Radiothérapie flash : un «saut quantique» en cancérologie
Après des résultats pré-cliniques et cliniques majeurs, un partenariat public-privé se met en place dans l’objectif de rendre accessible la technologie de radiothérapie flash à un plus grand nombre de patients atteints de cancer.
Le Centre hospitalier universitaire vaudois (CHUV) de Lausanne (Suisse), le Laboratoire européen pour la physique des particules (CERN) et la société THERYQ (groupe ALCEN) ont signé un accord portant sur le développement et la construction du premier appareil au monde de radiothérapie flash de pointe. « En tant qu’hôpital universitaire, le CHUV s’est associé à un centre de recherche d’envergure mondiale et à un partenaire industriel à la pointe du progrès pour résoudre une problématique médicale, physique et technique et trouver des solutions novatrices de lutte contre le cancer, s’est réjoui en conférence de presse de lancement, ce vendredi 25 novembre, le professeur Philippe Eckert, directeur général du CHUV. C’est un saut quantique dans le domaine de la cancérologie », assure-t-il. Cet appareil, fondé sur la technologie du CERN, utilisera des radiations à électrons à très haute énergie (Very High Energy Electrons – VHEE) pour traiter tous types de cancers résistants aux traitements conventionnels. Il sera installé au CHUV et devrait être opérationnel d’ici deux ans pour des premiers essais cliniques à l’horizon 2025/2026. « Cela représente un espoir très important d’augmenter l’efficacité de la radiothérapie conventionnelle, se félicite le professeur Jean Bourhis, chef du Service de radio-oncologie du CHUV. En réduisant l’irradiation à quelques millisecondes, la radiothérapie flash diminue considérablement les effets secondaires sur les tissus sains tout en augmentant l’efficacité sur les tumeurs. »
Une prouesse technologique
Ce développement est l’aboutissement des premières études en 2013 sur l’effet flash, du traitement avec succès d’un premier patient atteint d’un cancer de la peau en 2019 et d’un programme innovant de transfert clinique de la radiothérapie flash initié en 2020 entre le CERN et le CHUV. Celui-ci a vu l’installation d’un premier prototype baptisé FLASHKNiFE, fabriqué par la société de technologie médicale THERYQ, pour traiter en flash des tumeurs superficielles ou peu profondes (jusqu’à 3 cm).
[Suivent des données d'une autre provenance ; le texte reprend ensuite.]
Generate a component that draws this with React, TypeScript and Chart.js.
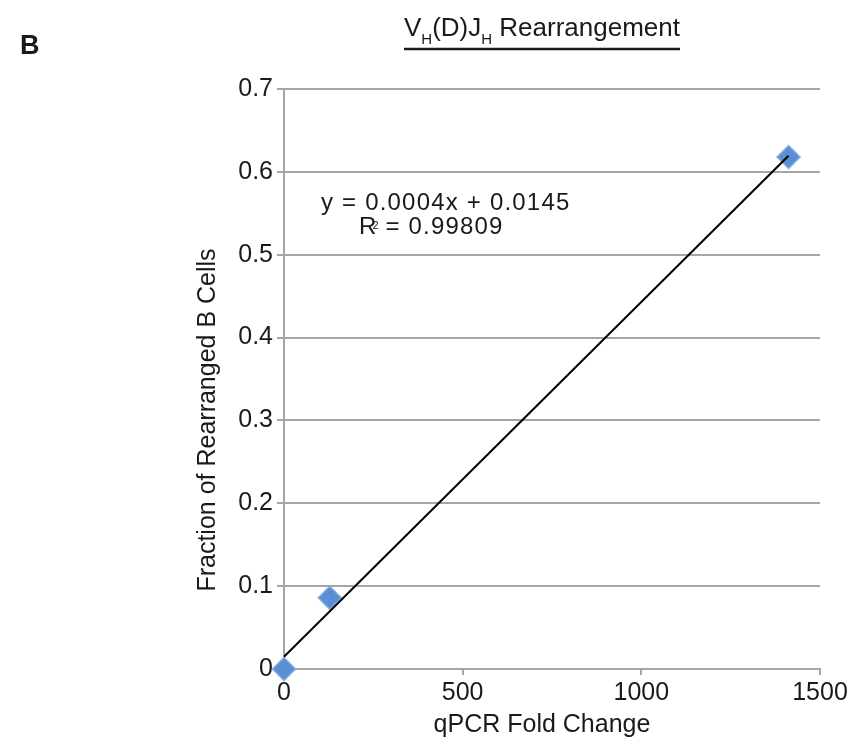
import { useEffect, useRef } from "react";
import { Chart, registerables } from "chart.js";

Chart.register(...registerables);

const panelLabel = "B";
const titleMain = "V";
const titleSub = "H";
const titleMid = "(D)J";
const titleEnd = " Rearrangement";
const xAxisTitle = "qPCR Fold Change";
const yAxisTitle = "Fraction of Rearranged B Cells";
const equationLine = "y = 0.0004x + 0.0145";
const rLabel = "R";
const rSup = "2";
const rValue = " = 0.99809";

const foldChange = [0, 128, 1412];
const fraction = [0, 0.086, 0.618];

const xMin = 0;
const xMax = 1500;
const xStep = 500;
const yMin = 0;
const yMax = 0.7;
const yStep = 0.1;

const FONT = "'Liberation Sans', Arial, sans-serif";

function fit(xs: number[], ys: number[]) {
  const n = xs.length;
  const mx = xs.reduce((a, b) => a + b, 0) / n;
  const my = ys.reduce((a, b) => a + b, 0) / n;
  let sxy = 0;
  let sxx = 0;
  for (let i = 0; i < n; i++) {
    sxy += (xs[i] - mx) * (ys[i] - my);
    sxx += (xs[i] - mx) * (xs[i] - mx);
  }
  const slope = sxy / sxx;
  return { slope, intercept: my - slope * mx };
}

const textPlugin = {
  id: "texts",
  afterDraw(chart: any) {
    const ctx = chart.ctx as CanvasRenderingContext2D;
    ctx.save();
    ctx.fillStyle = "#1a1a1a";
    ctx.textBaseline = "alphabetic";

    // panel label
    ctx.font = `bold 27px ${FONT}`;
    ctx.textAlign = "left";
    ctx.fillText(panelLabel, 20, 54);

    // title with subscripts
    const big = `26px ${FONT}`;
    const small = `15px ${FONT}`;
    const parts: [string, string, number][] = [
      [titleMain, big, 0],
      [titleSub, small, 8],
      [titleMid, big, 0],
      [titleSub, small, 8],
      [titleEnd, big, 0],
    ];
    let x = 404;
    const baseY = 36;
    const startX = x;
    for (const [t, f, dy] of parts) {
      ctx.font = f;
      ctx.fillText(t, x, baseY + dy);
      x += ctx.measureText(t).width;
    }
    ctx.strokeStyle = "#1a1a1a";
    ctx.lineWidth = 2.5;
    ctx.beginPath();
    ctx.moveTo(startX, 49);
    ctx.lineTo(680, 49);
    ctx.stroke();

    // equation
    (ctx as any).letterSpacing = "1.2px";
    ctx.font = `24px ${FONT}`;
    ctx.textAlign = "left";
    ctx.fillText(equationLine, 321, 210);
    let rx = 359;
    ctx.fillText(rLabel, rx, 234);
    rx += ctx.measureText(rLabel).width;
    ctx.font = `11px ${FONT}`;
    ctx.fillText(rSup, rx - 5, 229);
    ctx.font = `24px ${FONT}`;
    ctx.fillText(rValue, rx, 234);
    (ctx as any).letterSpacing = "0px";

    // axis titles
    ctx.font = `25px ${FONT}`;
    ctx.textAlign = "center";
    ctx.fillText(xAxisTitle, 542, 732);
    ctx.save();
    ctx.translate(215, 420);
    ctx.rotate(-Math.PI / 2);
    ctx.fillText(yAxisTitle, 0, 0);
    ctx.restore();

    ctx.restore();
  },
};

export default function App() {
  const ref = useRef<HTMLCanvasElement | null>(null);

  useEffect(() => {
    if (!ref.current) return;
    const { slope, intercept } = fit(foldChange, fraction);
    const lineX = [Math.min(...foldChange), Math.max(...foldChange)];
    const trend = lineX.map((v) => ({ x: v, y: slope * v + intercept }));
    const pts = foldChange.map((v, i) => ({ x: v, y: fraction[i] }));

    const chart = new Chart(ref.current, {
      type: "scatter",
      data: {
        datasets: [
          {
            label: "trend",
            data: trend,
            showLine: true,
            borderColor: "#000000",
            borderWidth: 2,
            pointRadius: 0,
            clip: false as any,
          },
          {
            label: "points",
            data: pts,
            pointStyle: "rectRot",
            pointRadius: 11.5,
            backgroundColor: "#5b8ed3",
            borderColor: "#86ade2",
            borderWidth: 1.5,
            clip: false as any,
          },
        ],
      },
      options: {
        responsive: false,
        animation: false,
        layout: { padding: { top: 89, right: 42, left: 0, bottom: 0 } },
        plugins: {
          legend: { display: false },
          tooltip: { enabled: false },
        },
        scales: {
          x: {
            type: "linear",
            min: xMin,
            max: xMax,
            afterFit: (s: any) => {
              s.height = 78;
            },
            ticks: {
              stepSize: xStep,
              font: { family: FONT, size: 25 },
              color: "#1a1a1a",
              padding: 3,
              maxRotation: 0,
              callback: (v: any) => String(v),
            },
            grid: {
              display: true,
              drawOnChartArea: false,
              color: "#a6a6a6",
              lineWidth: 2,
              tickLength: 6,
            },
            border: { display: true, color: "#a6a6a6", width: 2 },
          },
          y: {
            type: "linear",
            min: yMin,
            max: yMax,
            afterFit: (s: any) => {
              s.width = 284;
            },
            ticks: {
              stepSize: yStep,
              font: { family: FONT, size: 25 },
              color: "#1a1a1a",
              padding: 4,
              callback: (v: any) => {
                const n = Math.round(Number(v) * 10) / 10;
                return n === 0 ? "0" : n.toFixed(1);
              },
            },
            grid: {
              color: "#a6a6a6",
              lineWidth: 2,
              tickLength: 7,
            },
            border: { display: true, color: "#a6a6a6", width: 2 },
          },
        },
      },
      plugins: [textPlugin],
    });
    return () => chart.destroy();
  }, []);

  return (
    <div style={{ position: "absolute", left: 0, top: 0, width: 862, height: 747, background: "#fff" }}>
      <canvas ref={ref} width={862} height={747} />
    </div>
  );
}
Une nouvelle révolution s’annonce aujourd’hui. « En intégrant la technologie novatrice d’accélérateur linéaire compact développée par le CERN, notre outil FLASHDEEP utilise des faisceaux d’électrons de très haute énergie de 100 à 200 MeV, détaille Ludovic Le Meunier, directeur général de THERYQ. 10 à 20 fois plus puissants que ceux du FLASHKNiFE, ces rayons permettront de traiter en moins de 100 millisecondes tous types de cancers jusqu’à une profondeur de 20 cm, augmentant considérablement le nombre de patients traités. » L’accélérateur, fondé sur la technologie CLIC (Compact Linear Collider) du CERN, aura un volume compatible avec son intégration dans un campus hospitalier. « Les appareils de radiothérapie fondés sur notre technologie des accélérateurs d’électrons sont également nettement plus compacts et moins coûteux que les installations actuelles de thérapie à base de protons », indique Mike Lamont, directeur du CERN pour les accélérateurs et la technologie.
Un projet multidisciplinaire
« Ce projet réunissant en étroite collaboration des biologistes, des physiciens et des médecins s’inscrit parfaitement dans les objectifs de soutien à la recherche en oncologie translationnelle de la Fondation ISREC, qui a rendu possible ce développement », ajoute le professeur Pierre-Marie Glauser, président de la Fondation. Celle-ci contribue en effet au développement de la technologie flash depuis 2016 déjà et a apporté un financement, en partenariat avec la Fondation Biltema, de 25,8 millions CHF.